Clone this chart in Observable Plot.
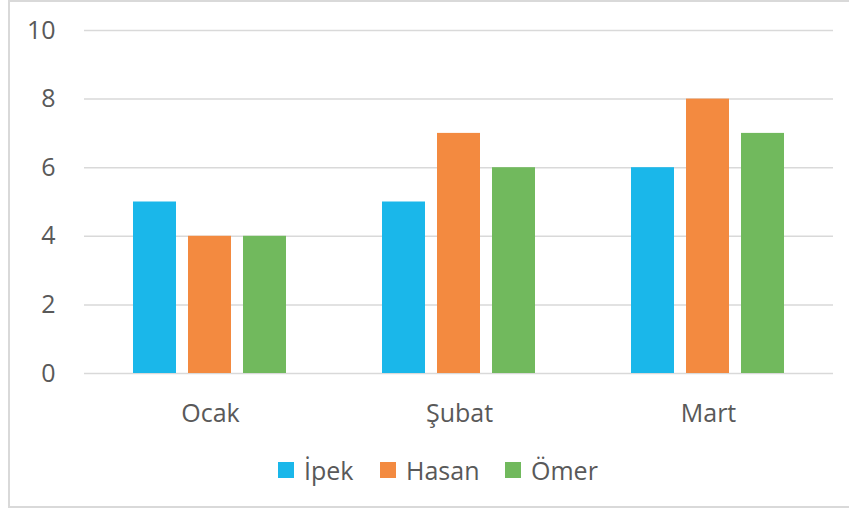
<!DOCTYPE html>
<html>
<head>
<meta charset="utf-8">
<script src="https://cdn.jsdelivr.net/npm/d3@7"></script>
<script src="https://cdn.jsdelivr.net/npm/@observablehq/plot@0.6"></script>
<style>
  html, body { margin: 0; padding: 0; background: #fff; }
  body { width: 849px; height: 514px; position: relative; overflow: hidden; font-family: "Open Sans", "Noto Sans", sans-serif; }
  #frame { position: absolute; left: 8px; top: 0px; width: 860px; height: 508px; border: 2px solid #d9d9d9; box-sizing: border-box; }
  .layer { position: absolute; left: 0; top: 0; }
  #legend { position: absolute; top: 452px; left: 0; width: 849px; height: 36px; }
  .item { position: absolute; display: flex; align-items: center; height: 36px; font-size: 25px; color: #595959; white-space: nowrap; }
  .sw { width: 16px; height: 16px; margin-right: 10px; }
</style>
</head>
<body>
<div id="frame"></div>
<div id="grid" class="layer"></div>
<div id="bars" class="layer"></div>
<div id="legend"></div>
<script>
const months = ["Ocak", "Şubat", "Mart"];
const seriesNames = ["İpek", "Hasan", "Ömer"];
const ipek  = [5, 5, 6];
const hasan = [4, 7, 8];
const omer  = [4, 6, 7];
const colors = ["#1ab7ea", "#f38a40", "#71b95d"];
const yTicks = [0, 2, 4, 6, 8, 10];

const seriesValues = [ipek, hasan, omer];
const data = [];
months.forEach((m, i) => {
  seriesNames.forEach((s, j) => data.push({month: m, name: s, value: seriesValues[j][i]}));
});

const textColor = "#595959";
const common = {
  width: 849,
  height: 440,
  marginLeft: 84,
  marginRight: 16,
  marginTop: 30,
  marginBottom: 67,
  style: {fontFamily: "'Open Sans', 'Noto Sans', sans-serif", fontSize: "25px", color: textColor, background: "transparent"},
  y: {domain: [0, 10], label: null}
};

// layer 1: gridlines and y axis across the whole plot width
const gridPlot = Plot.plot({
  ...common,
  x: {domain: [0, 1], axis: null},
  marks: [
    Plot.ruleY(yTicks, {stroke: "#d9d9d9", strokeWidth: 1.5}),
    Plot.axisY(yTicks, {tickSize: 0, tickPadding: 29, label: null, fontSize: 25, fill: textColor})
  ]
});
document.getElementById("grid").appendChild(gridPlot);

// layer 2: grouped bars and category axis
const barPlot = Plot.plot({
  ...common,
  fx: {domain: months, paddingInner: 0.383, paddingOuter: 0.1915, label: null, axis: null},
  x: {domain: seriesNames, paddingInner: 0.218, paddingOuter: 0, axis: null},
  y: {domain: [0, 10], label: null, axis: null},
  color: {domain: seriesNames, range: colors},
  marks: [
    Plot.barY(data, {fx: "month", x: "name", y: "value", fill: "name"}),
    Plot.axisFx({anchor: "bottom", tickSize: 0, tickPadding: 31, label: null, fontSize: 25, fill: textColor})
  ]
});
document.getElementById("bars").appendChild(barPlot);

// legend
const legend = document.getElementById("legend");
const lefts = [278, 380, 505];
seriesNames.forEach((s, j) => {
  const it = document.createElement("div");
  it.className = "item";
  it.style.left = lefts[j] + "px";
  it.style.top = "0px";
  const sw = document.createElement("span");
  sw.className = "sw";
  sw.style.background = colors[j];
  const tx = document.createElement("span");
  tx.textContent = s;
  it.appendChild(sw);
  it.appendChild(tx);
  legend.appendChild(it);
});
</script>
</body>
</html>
++++++++
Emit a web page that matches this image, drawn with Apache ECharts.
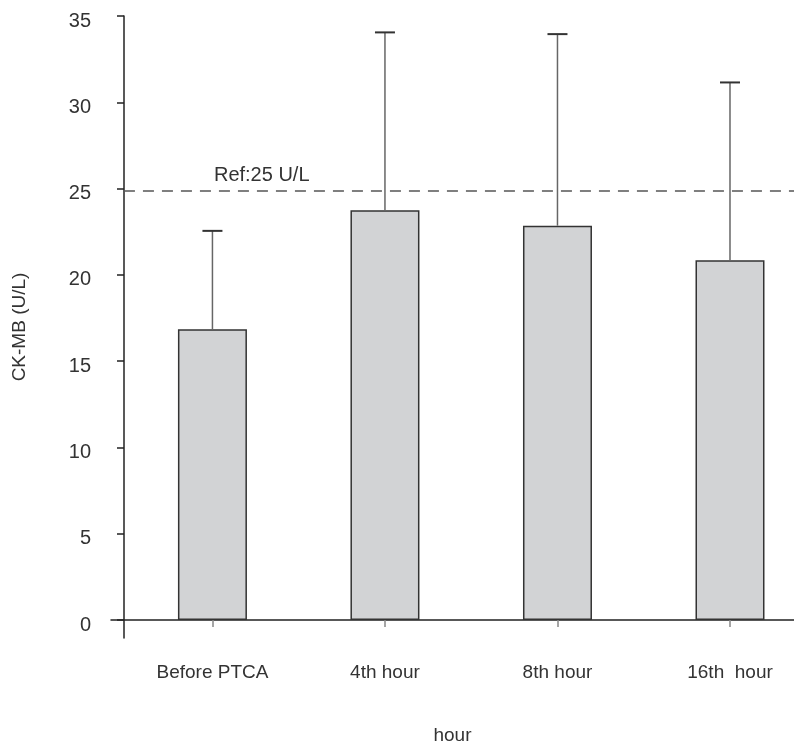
++++++++
REQUIREMENTS: Write out again exactly the lines above from the one with "Clone this chart in Observable Plot." through the one with "const yTicks = [0, 2, 4, 6, 8, 10];", adding no other lines and no pictures.

FINAL RESULT:
Clone this chart in Observable Plot.
<!DOCTYPE html>
<html>
<head>
<meta charset="utf-8">
<script src="https://cdn.jsdelivr.net/npm/d3@7"></script>
<script src="https://cdn.jsdelivr.net/npm/@observablehq/plot@0.6"></script>
<style>
  html, body { margin: 0; padding: 0; background: #fff; }
  body { width: 849px; height: 514px; position: relative; overflow: hidden; font-family: "Open Sans", "Noto Sans", sans-serif; }
  #frame { position: absolute; left: 8px; top: 0px; width: 860px; height: 508px; border: 2px solid #d9d9d9; box-sizing: border-box; }
  .layer { position: absolute; left: 0; top: 0; }
  #legend { position: absolute; top: 452px; left: 0; width: 849px; height: 36px; }
  .item { position: absolute; display: flex; align-items: center; height: 36px; font-size: 25px; color: #595959; white-space: nowrap; }
  .sw { width: 16px; height: 16px; margin-right: 10px; }
</style>
</head>
<body>
<div id="frame"></div>
<div id="grid" class="layer"></div>
<div id="bars" class="layer"></div>
<div id="legend"></div>
<script>
const months = ["Ocak", "Şubat", "Mart"];
const seriesNames = ["İpek", "Hasan", "Ömer"];
const ipek  = [5, 5, 6];
const hasan = [4, 7, 8];
const omer  = [4, 6, 7];
const colors = ["#1ab7ea", "#f38a40", "#71b95d"];
const yTicks = [0, 2, 4, 6, 8, 10];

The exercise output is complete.